Directions = Starting with the first line of the data below, copy each line up to and including the one containing "import seaborn as sns". Pictures stay out.

Stored data =
[start]
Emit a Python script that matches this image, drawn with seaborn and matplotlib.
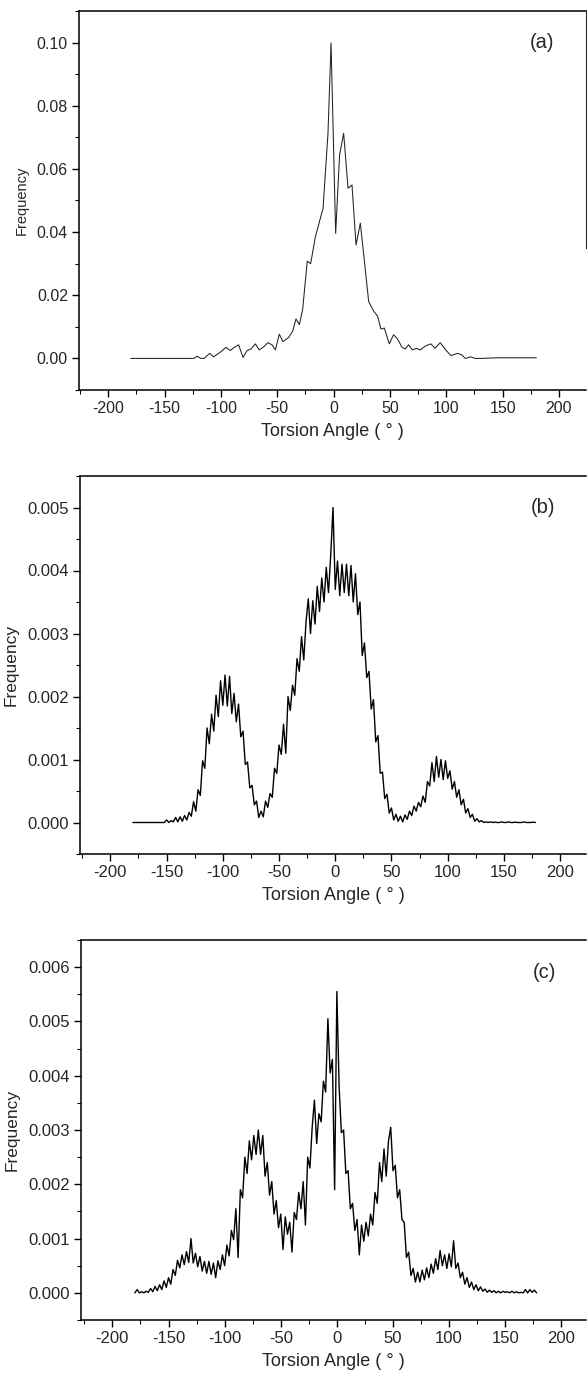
import numpy as np
import matplotlib
matplotlib.use("Agg")
import matplotlib.pyplot as plt
from matplotlib.ticker import MultipleLocator, AutoMinorLocator, FormatStrFormatter
import seaborn as sns

# ---------------- data ----------------
# Panel (a): torsion-angle histogram (degrees, frequency)
angle_a = [-180, -124, -121, -118, -115, -110, -106.6, -100.5, -95.5, -91.6,
           -88.7, -84.3, -80.4, -76.8, -73.3, -69.5, -66, -62, -58.2, -54.7,
           -51.7, -48.2, -45, -40, -36.4, -33.4, -30.4, -27.5, -23.4, -20.4,
           -16.2, -9.4, -5.0, -2.3, 1.8, 5.3, 8.9, 12.8, 16.3, 19.9,
           23.7, 26.6, 31.1, 35.5, 39, 42, 45, 49.4, 53.2, 56.8,
           60.7, 63.6, 66.5, 70, 73.3, 76.8, 81.8, 86.3, 90, 94.6,
           99, 104, 110, 113.8, 116.8, 121.8, 125.6, 130, 145, 180]
freq_a = [0, 0, 0.0007, 0, 0, 0.0016, 0.0005, 0.002, 0.0035, 0.0025,
          0.0034, 0.0043, 0.0003, 0.0025, 0.003, 0.0046, 0.0027, 0.0037, 0.005, 0.0043,
          0.0027, 0.0077, 0.0053, 0.0066, 0.0086, 0.0125, 0.0107, 0.0155, 0.0308, 0.0300,
          0.0385, 0.0475, 0.0713, 0.0999, 0.0396, 0.0644, 0.0713, 0.0539, 0.0549, 0.0359,
          0.0428, 0.0332, 0.018, 0.015, 0.0134, 0.0093, 0.0096, 0.0046, 0.0075, 0.0061,
          0.0035, 0.003, 0.0043, 0.0027, 0.0032, 0.0027, 0.004, 0.0046, 0.0032, 0.005,
          0.0029, 0.0009, 0.0016, 0.0011, 0, 0.0005, 0, 0, 0.0002, 0.0002]

# Panels (b) and (c): sampled every 2 degrees from -180 to 178
angle_bc = np.arange(-180, 180, 2)

# frequency in units of 1e-4
freq_b_e4 = [
    0, 0, 0, 0, 0, 0, 0, 0, 0, 0,                               # -180..-162
    0, 0, 0, 0, 0, 0.4, 0, 0.3, 0.1, 0.8,                       # -160..-142
    0.1, 0.9, 0.2, 1.1, 0.4, 1.6, 1.0, 3.3, 1.8, 5.2,           # -140..-122
    4.3, 9.8, 8.6, 15.0, 12.5, 17.2, 14.5, 20.2, 16.8, 22.5,    # -120..-102
    18.6, 23.4, 18.5, 23.2, 17.3, 20.5, 16.0, 18.8, 13.6, 14.5, # -100..-82
    9.2, 9.6, 5.5, 5.9, 2.8, 3.4, 0.8, 1.8, 0.9, 3.4,           # -80..-62
    2.4, 4.6, 4.0, 8.6, 7.8, 12.3, 10.8, 15.6, 11.0, 20.0,      # -60..-42
    17.8, 21.8, 20.2, 26.0, 24.0, 29.5, 25.8, 31.8, 35.5, 30.0, # -40..-22
    35.2, 31.5, 37.5, 33.5, 38.8, 35.0, 40.5, 36.5, 42.5, 50.0, # -20..-2
    37.0, 41.5, 36.0, 41.0, 36.5, 41.0, 36.0, 40.8, 35.0, 39.5, # 0..18
    33.0, 35.0, 26.5, 28.5, 23.0, 24.0, 18.0, 19.5, 12.8, 13.8, # 20..38
    7.8, 8.0, 3.8, 4.5, 1.5, 2.3, 0.4, 1.3, 0.2, 1.0,           # 40..58
    0.1, 1.2, 0.5, 1.8, 1.1, 2.6, 1.8, 3.2, 2.5, 4.2,           # 60..78
    3.2, 6.5, 5.8, 9.5, 6.5, 10.5, 7.2, 10.0, 6.8, 9.8,         # 80..98
    7.0, 8.2, 5.3, 6.5, 4.0, 5.2, 2.8, 3.7, 1.5, 2.2,           # 100..118
    0.8, 1.3, 0.2, 0.6, 0.1, 0.3, 0, 0.1, 0, 0.1,               # 120..138
    0, 0.05, 0, 0, 0.1, 0, 0, 0.1, 0, 0,                        # 140..158
    0.05, 0, 0, 0, 0.1, 0, 0, 0, 0.05, 0,                       # 160..178
]
freq_c_e4 = [
    0, 0.6, 0, 0.2, 0, 0.3, 0.1, 0.8, 0.2, 1.2,                 # -180..-162
    0.4, 1.5, 0.6, 2.2, 1.0, 2.8, 1.6, 4.3, 3.2, 6.0,           # -160..-142
    4.6, 7.0, 5.2, 7.6, 5.6, 10.0, 5.5, 7.3, 4.8, 6.7,          # -140..-122
    4.0, 5.8, 3.6, 5.8, 3.4, 5.5, 2.8, 5.9, 4.3, 7.0,           # -120..-102
    5.0, 8.8, 6.8, 11.5, 9.8, 15.5, 6.5, 19.0, 17.5, 25.0,      # -100..-82
    22.0, 28.0, 24.5, 29.0, 25.5, 30.0, 25.5, 29.0, 21.5, 24.0, # -80..-62
    18.0, 20.5, 14.5, 17.0, 12.0, 14.5, 8.0, 14.0, 10.8, 13.0,  # -60..-42
    7.5, 14.8, 13.5, 18.5, 15.5, 20.5, 12.5, 25.0, 23.0, 30.5,  # -40..-22
    35.5, 27.5, 33.0, 31.5, 39.0, 37.0, 50.5, 40.5, 43.0, 19.0, # -20..-2
    55.5, 38.0, 29.5, 30.0, 22.0, 22.5, 15.5, 16.5, 11.5, 13.5, # 0..18
    7.0, 12.5, 9.5, 13.0, 10.5, 14.5, 12.5, 18.5, 16.5, 24.0,   # 20..38
    20.5, 26.5, 21.5, 28.0, 30.5, 22.5, 23.5, 17.5, 19.0, 13.5, # 40..58
    13.0, 6.5, 7.5, 3.2, 4.5, 2.0, 3.8, 2.0, 4.2, 2.4,          # 60..78
    4.6, 2.8, 5.3, 3.6, 6.3, 4.3, 7.8, 5.0, 7.0, 4.5,           # 80..98
    7.2, 4.8, 9.6, 4.5, 5.5, 2.8, 3.8, 1.6, 2.8, 1.0,           # 100..118
    2.0, 0.6, 1.5, 0.4, 1.1, 0.3, 0.7, 0.1, 0.5, 0.1,           # 120..138
    0.4, 0, 0.3, 0, 0.3, 0.1, 0.2, 0, 0.3, 0,                   # 140..158
    0.2, 0, 0.1, 0, 0.6, 0, 0.6, 0.1, 0.5, 0,                   # 160..178
]
freq_b = np.array(freq_b_e4) * 1e-4
freq_c = np.array(freq_c_e4) * 1e-4

panel_labels = ["(a)", "(b)", "(c)"]
x_label = "Torsion Angle ( \u00b0 )"
y_label = "Frequency"

# ---------------- style ----------------
sns.set_style("ticks")
plt.rcParams["font.family"] = ["Liberation Sans", "DejaVu Sans"]
plt.rcParams["axes.unicode_minus"] = False

W, H = 587, 1378
fig = plt.figure(figsize=(W / 100, H / 100), dpi=100)

def px_axes(left, top, right, bottom):
    return fig.add_axes([left / W, 1 - bottom / H, (right - left) / W, (bottom - top) / H])

ax_a = px_axes(79, 11, 586, 390)
ax_b = px_axes(80, 476, 586, 854)
ax_c = px_axes(81, 940, 586, 1320)

sns.lineplot(x=angle_a, y=freq_a, ax=ax_a, color="#222222", linewidth=0.75,
             estimator=None, sort=False)
sns.lineplot(x=angle_bc, y=freq_b, ax=ax_b, color="black", linewidth=1.0,
             estimator=None, sort=False)
sns.lineplot(x=angle_bc, y=freq_c, ax=ax_c, color="black", linewidth=1.0,
             estimator=None, sort=False)

cfg = [
    (ax_a, (-226, 224), (-0.01, 0.11), 0.02, "%.2f", 10.5, 0.10, 11.5),
    (ax_b, (-227, 223), (-0.0005, 0.0055), 0.001, "%.3f", 12.5, 0.005, 12),
    (ax_c, (-228, 222), (-0.0005, 0.0065), 0.001, "%.3f", 12.5, 0.0059, 12),
]
for (ax, xl, yl, ystep, fmt, ylab_size, lab_y, tsize), lab in zip(cfg, panel_labels):
    ax.set_xlim(*xl)
    ax.set_ylim(*yl)
    ax.xaxis.set_major_locator(MultipleLocator(50))
    ax.xaxis.set_minor_locator(MultipleLocator(25))
    ax.yaxis.set_major_locator(MultipleLocator(ystep))
    ax.yaxis.set_minor_locator(AutoMinorLocator(2))
    ax.yaxis.set_major_formatter(FormatStrFormatter(fmt))
    ax.tick_params(which="major", direction="out", length=5, width=1.0,
                   labelsize=tsize, pad=3, color="black")
    ax.tick_params(which="minor", direction="out", length=3, width=0.8, color="black")
    for s in ["left", "bottom", "top"]:
        ax.spines[s].set_linewidth(1.1)
        ax.spines[s].set_color("black")
    ax.spines["right"].set_visible(False)
    ax.set_xlabel(x_label, fontsize=13, labelpad=5)
    ax.set_ylabel(y_label, fontsize=ylab_size, labelpad=6)
    ax.text(185, lab_y, lab, fontsize=14.5, ha="center", va="center")

# partial right border visible in panel (a)
ax_a.spines["right"].set_visible(True)
ax_a.spines["right"].set_linewidth(0.8)
ax_a.spines["right"].set_bounds(0.035, 0.11)

fig.savefig("out.png", dpi=100)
[end]
The reply =
Emit a Python script that matches this image, drawn with seaborn and matplotlib.
import numpy as np
import matplotlib
matplotlib.use("Agg")
import matplotlib.pyplot as plt
from matplotlib.ticker import MultipleLocator, AutoMinorLocator, FormatStrFormatter
import seaborn as sns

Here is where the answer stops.